Psychologically, humans are wired to seek patterns. When we see a "green line" moving upward, our critical thinking centers tend to dim. We want to believe the machine has "figured it out." This creates a dangerous feedback loop. As companies report "AI-driven gains," their stock rises. Other companies, fearing they will be left behind, rush to implement half-baked AI solutions just to have something to tell the analysts.
This is "FOMO" (Fear Of Missing Out) elevated to a corporate strategy.
Sarah, our analyst, saw this firsthand when her CFO asked her to "soften" her risk report. The message was clear: Don't ruin the party. The market wants a story of inevitable progress, not a cautionary tale about data integrity. But ignoring the physics of risk doesn't make the risk disappear. It just compresses it, like a spring, waiting for the right moment to snap.
Reclaiming the Human Scale
The solution isn't to unplug the machines. That would be like trying to ban electricity in 1900. The solution is to change our relationship with the output.
We need to stop treating AI as an oracle and start treating it as a high-speed intern. An intern can summarize a report or find a needle in a haystack, but you would never give an intern the keys to the vault without supervision.

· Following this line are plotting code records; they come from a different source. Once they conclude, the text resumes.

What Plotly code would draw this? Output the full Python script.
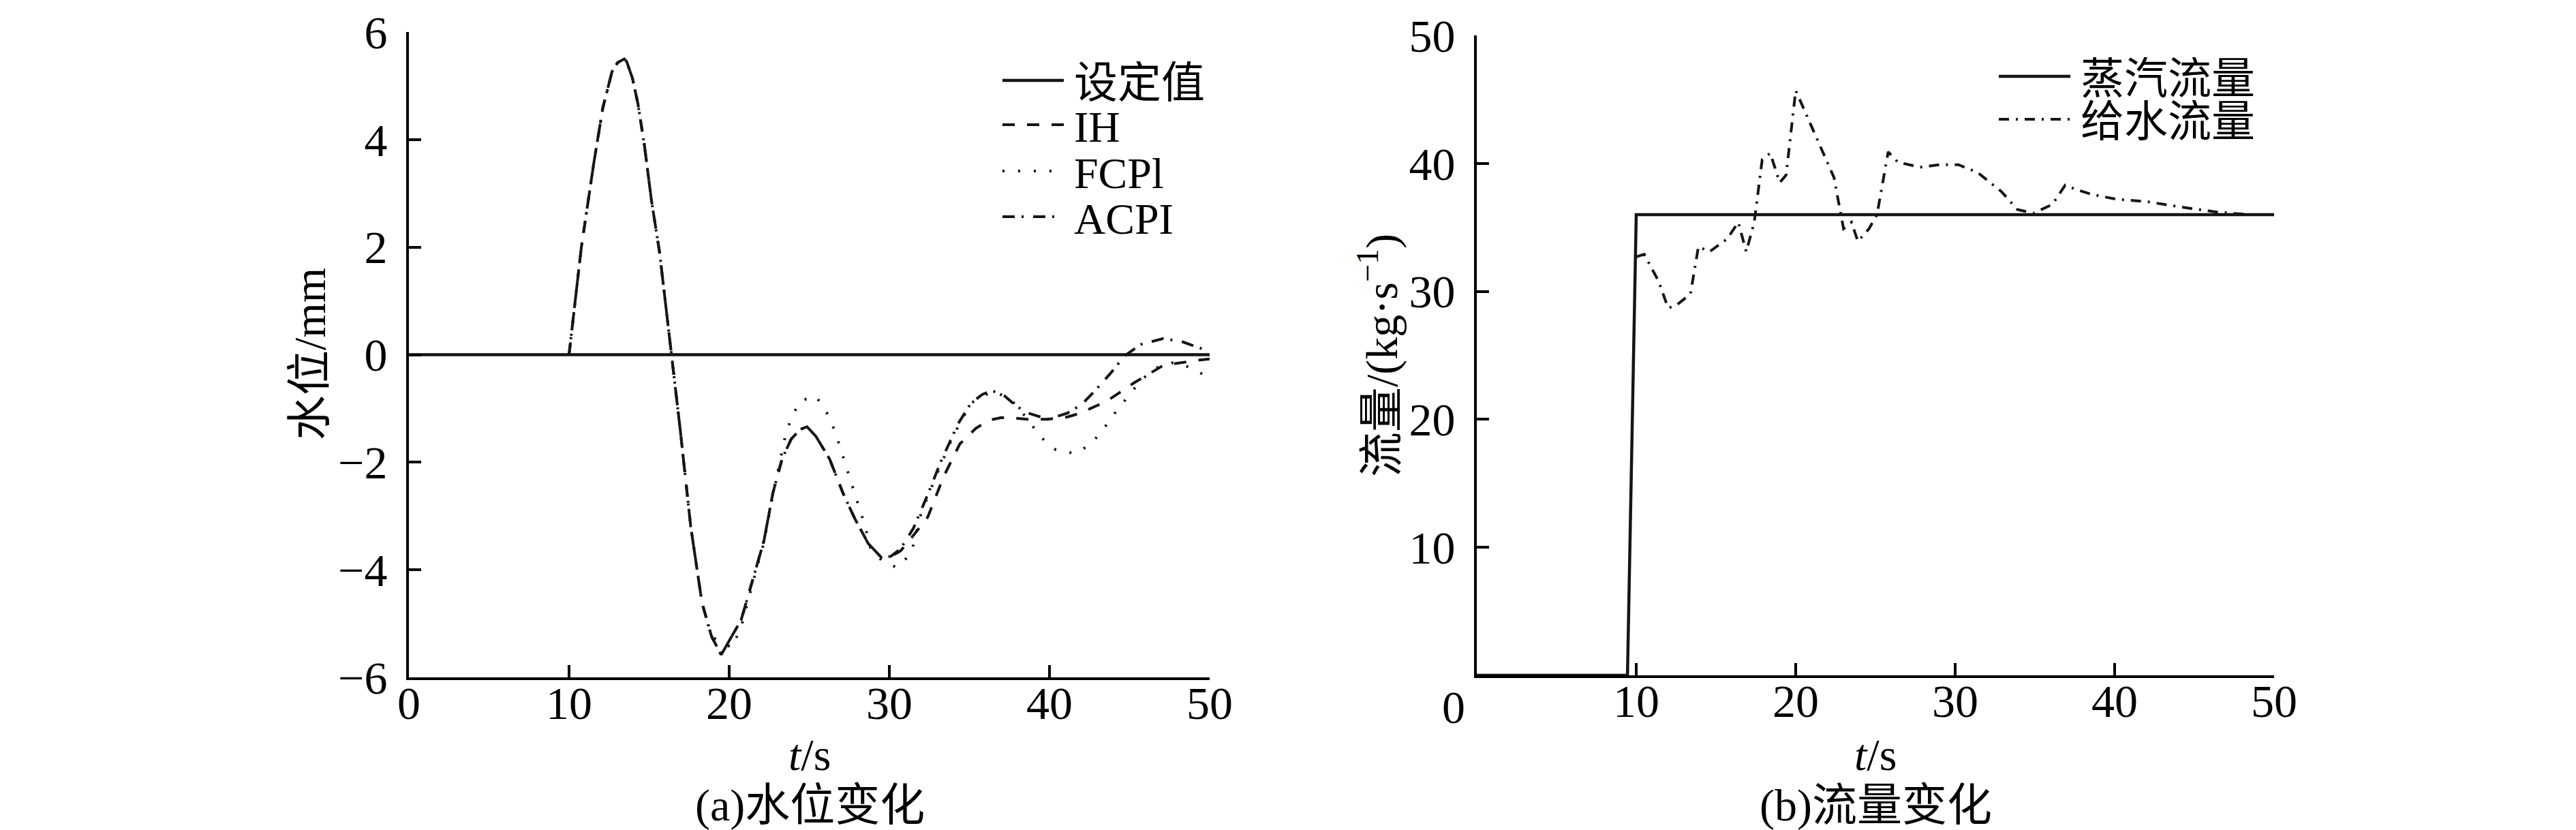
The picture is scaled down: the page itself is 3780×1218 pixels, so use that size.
import plotly.graph_objects as go

# ---------------- data: (a) water level ----------------
t_set = [0, 50]
v_set = [0, 0]

t_common = [10.0, 10.4, 10.77, 11.55, 12.11, 12.68, 13.03, 13.45, 13.6, 13.96, 14.3, 14.7, 15.15, 15.65, 16.4, 16.93, 17.6, 18.3, 18.9]
v_common = [0.0, 1.05, 2.0, 3.57, 4.59, 5.26, 5.43, 5.5, 5.45, 5.14, 4.67, 3.91, 2.86, 1.91, 0.0, -1.36, -3.2, -4.61, -5.24]

t_ih = t_common + [19.5, 20.75, 21.6, 22.17, 22.73, 23.3, 23.87, 24.43, 24.86, 25.42, 26.27, 27.1, 27.83, 28.68, 29.5, 30.1,
                   30.7, 31.4, 32.4, 33.4, 34.4, 35.4, 36.2, 37.0, 37.9, 38.6, 39.9, 41.1, 41.9, 43.6, 45.3, 47.1, 49.3, 50.0]
v_ih = v_common + [-5.58, -4.93, -4.04, -3.46, -2.57, -1.94, -1.57, -1.39, -1.34, -1.52, -1.94, -2.57, -3.04, -3.51, -3.77, -3.75,
                   -3.65, -3.4, -3.02, -2.26, -1.66, -1.37, -1.22, -1.17, -1.18, -1.2, -1.2, -1.16, -1.09, -0.86, -0.52, -0.2, -0.1, -0.08]

t_fcpi = t_common + [19.5, 20.2, 20.8, 21.6, 22.17, 22.73, 23.5, 23.87, 24.43, 25.42, 26.13, 26.63, 26.98, 27.34, 27.7, 28.1, 28.47,
                     28.82, 29.6, 30.5, 31.37, 32.0, 33.0, 34.0, 35.1, 36.4, 37.5, 38.7, 39.4, 40.4, 41.6, 42.6, 43.4, 44.1, 44.9,
                     45.7, 46.6, 47.8, 48.9, 50.0]
v_fcpi = v_common + [-5.35, -5.45, -5.0, -4.1, -3.5, -2.6, -1.52, -1.18, -0.86, -0.77, -1.1, -1.44, -1.78, -2.13, -2.47, -2.83, -3.17,
                     -3.59, -3.85, -3.96, -3.69, -2.93, -2.2, -1.5, -0.9, -0.68, -0.8, -1.22, -1.52, -1.77, -1.84, -1.66, -1.37, -1.08, -0.78,
                     -0.48, -0.25, -0.14, -0.25, -0.44]

t_acpi = t_common + [19.5, 20.75, 21.6, 22.17, 22.73, 23.3, 23.87, 24.43, 24.86, 25.42, 26.27, 27.1, 27.83, 28.68, 29.5, 30.1,
                     30.7, 31.5, 32.4, 33.2, 34.3, 35.1, 35.8, 36.4, 37.1, 37.9, 38.6, 39.9, 41.1, 42.0, 42.9, 43.8, 44.7, 45.7,
                     47.1, 48.3, 50.0]
v_acpi = v_common + [-5.58, -4.93, -4.04, -3.46, -2.57, -1.94, -1.57, -1.39, -1.34, -1.52, -1.94, -2.57, -3.04, -3.51, -3.77, -3.75,
                     -3.61, -3.23, -2.6, -2.0, -1.28, -0.9, -0.74, -0.67, -0.74, -0.95, -1.08, -1.2, -1.09, -0.93, -0.65, -0.35, -0.02, 0.19,
                     0.30, 0.24, 0.06]

# ---------------- data: (b) flow ----------------
t_steam = [0, 9.45, 10.0, 50]
v_steam = [0, 0, 36, 36]

t_feed = [10.0, 10.5, 11.4, 12.0, 12.5, 13.4, 13.9, 14.6, 15.7, 16.4, 16.9, 17.4, 17.9, 18.4, 19.0, 19.4, 20.0, 20.5, 21.3, 22.4,
          23.0, 23.5, 23.9, 24.6, 25.1, 25.8, 26.4, 27.8, 29.0, 30.2, 31.4, 32.9, 33.9, 34.9, 36.1, 36.9, 37.5, 38.5, 40.1,
          42.1, 44.1, 46.4, 48.4, 50.0]
v_feed = [32.7, 32.9, 30.8, 28.7, 28.9, 29.8, 33.5, 33.1, 34.1, 35.4, 33.1, 35.4, 40.3, 40.8, 38.5, 39.1, 45.7, 44.3, 42.0, 38.9,
          34.9, 35.4, 33.9, 34.9, 36.0, 40.9, 40.1, 39.7, 39.9, 39.9, 39.3, 37.8, 36.4, 36.1, 36.8, 38.3, 38.0, 37.6, 37.2,
          37.0, 36.6, 36.2, 36.0, 36.0]

x_ticks = [0, 10, 20, 30, 40, 50]
x_ticks_b = [10, 20, 30, 40, 50]
y_ticks_a = [-6, -4, -2, 0, 2, 4, 6]
y_ticks_b = [10, 20, 30, 40, 50]

legend_a = ["设定值", "IH", "FCPl", "ACPI"]
legend_b = ["蒸汽流量", "给水流量"]

# ---------------- style ----------------
W, H = 3780, 1218
FONT = "Liberation Serif, 'Times New Roman', 'Noto Sans CJK SC', serif"
INK = "#151515"
DASH_IH = "18px,18px"
DASH_FCPI = "3px,20px"
DASH_ACPI = "18px,10px,3px,14px"
DASH_FEED = "15px,10px,3px,10px"
LW = 4

fig = go.Figure()

def line(x, y, dash, xa="x", ya="y", w=LW):
    fig.add_trace(go.Scatter(x=x, y=y, mode="lines", xaxis=xa, yaxis=ya, showlegend=False,
                             line=dict(color=INK, width=w, dash=dash), hoverinfo="skip"))

line(t_set, v_set, "solid", w=4.5)
line(t_ih, v_ih, DASH_IH)
line(t_fcpi, v_fcpi, DASH_FCPI)
line(t_acpi, v_acpi, DASH_ACPI)
line(t_steam, v_steam, "solid", "x2", "y2", w=4.5)
line(t_feed, v_feed, DASH_FEED, "x2", "y2")

def px(xp):
    return xp / W

def py(yp):
    return 1 - yp / H

axis_common = dict(showline=True, linecolor="black", linewidth=4, ticks="inside", ticklen=18, tickwidth=4,
                   tickcolor="black", showgrid=False, zeroline=False, mirror=False, automargin=False,
                   tickfont=dict(family=FONT, size=68, color="black"))

fig.update_layout(
    template="none",
    width=W, height=H, autosize=False,
    margin=dict(l=0, r=0, t=0, b=0, pad=0),
    paper_bgcolor="white", plot_bgcolor="white",
    showlegend=False,
    xaxis=dict(domain=[px(592), px(1767)], range=[0, 50], tickvals=x_ticks, ticklabelstandoff=-25,
               anchor="y", **axis_common),
    yaxis=dict(domain=[py(986), py(39)], range=[-6, 6], tickvals=y_ticks_a,
               ticktext=[("−" + str(-v)) if v < 0 else str(v) for v in y_ticks_a], ticklabelstandoff=14,
               anchor="x", **axis_common),
    xaxis2=dict(domain=[px(2159), px(3329)], range=[0, 50], tickvals=x_ticks_b, ticklabelstandoff=-25,
                anchor="y2", **axis_common),
    yaxis2=dict(domain=[py(983), py(44)], range=[0, 50], tickvals=y_ticks_b, ticklabelstandoff=14,
                anchor="x2", **axis_common),
)

ann = []
def text(x, y, s, size=66, xanchor="center", angle=0, h=None):
    d = dict(x=x, y=y, xref="paper", yref="paper", text=s, showarrow=False, xanchor=xanchor,
             yanchor="middle", textangle=angle, font=dict(family=FONT, size=size, color="black"))
    if h is not None:
        d["height"] = h
        d["borderpad"] = 0
    ann.append(d)

# origin label of (b)
text(px(2125), py(1030), "0", size=68)
# axis titles
text(px(1180), py(1099), "<i>t</i>/s")
text(px(2744), py(1099), "<i>t</i>/s")
text(px(1180), py(1174), "(a)水位变化")
text(px(2744), py(1174), "(b)流量变化")
text(px(447), py(512), "水位/mm", angle=-90)
text(px(2015), py(513), "流量/(kg·s<sup>−1</sup>)", angle=-90)

# manual legends
shapes = []
def leg(x0, x1, y, dash, label, w=LW):
    shapes.append(dict(type="line", xref="paper", yref="paper", x0=px(x0), x1=px(x1), y0=py(y), y1=py(y),
                       line=dict(color=INK, width=w, dash=dash)))
    text(px(x1 + 14), py(y + 3), label, size=64, xanchor="left", h=62)

leg_y_a = [110, 175, 243, 310]
for yy, d, lab in zip(leg_y_a, ["solid", DASH_IH, DASH_FCPI, DASH_ACPI], legend_a):
    leg(1463, 1553, yy, d, lab, w=4.5 if d == "solid" else LW)

leg_y_b = [104, 167]
for yy, d, lab in zip(leg_y_b, ["solid", DASH_FEED], legend_b):
    leg(2925, 3030, yy, d, lab, w=4.5 if d == "solid" else LW)

fig.update_layout(annotations=ann, shapes=shapes)
fig.write_html("out.html")
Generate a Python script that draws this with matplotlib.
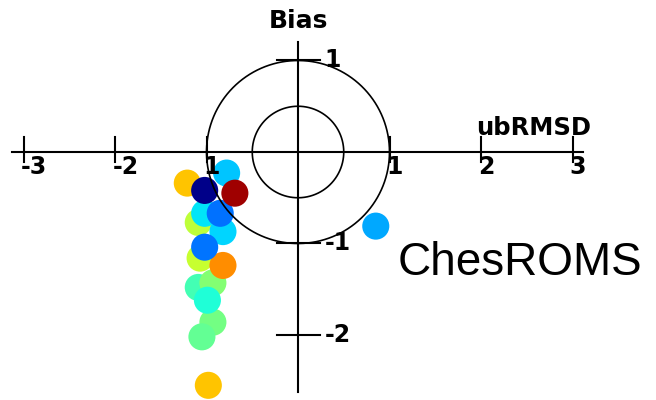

True corporate resilience in the age of automation requires something that isn't found in a codebase: skepticism. It requires leaders who are willing to ask "Why?" even when the answer from the machine is exactly what they wanted to hear. It requires an investment in human oversight that is just as "robust" as the investment in the software itself.
We are currently building cities on digital fault lines. The skyscrapers are beautiful, and the views are breathtaking. But the ground is shifting. The companies that will survive the eventual correction are not the ones with the most advanced algorithms, but the ones with the smartest humans watching the dials.
The Cost of the Silent Room
Sarah eventually submitted her report. She didn't soften the numbers. She detailed exactly how the AI’s projections ignored the volatility of raw material costs. She pointed out that the 22% efficiency gain was based on a "perfect world" scenario that has never existed in the history of manufacturing.
The room was silent when she finished her presentation. The executives looked at each other, then back at their tablets, which were already flashing with the latest market updates.
"The data is the data, Sarah," one of them said. "We can't fight the future."
But the future isn't a pre-written script. It is a series of choices. Right now, we are choosing to trust the ghost in the ledger over the person in the room. We are trading the slow, messy work of human judgment for the fast, clean illusions of the machine.
The portfolios are pumping. The alarms are sounding. The only question left is who will be left to answer them when the blue light finally goes dark.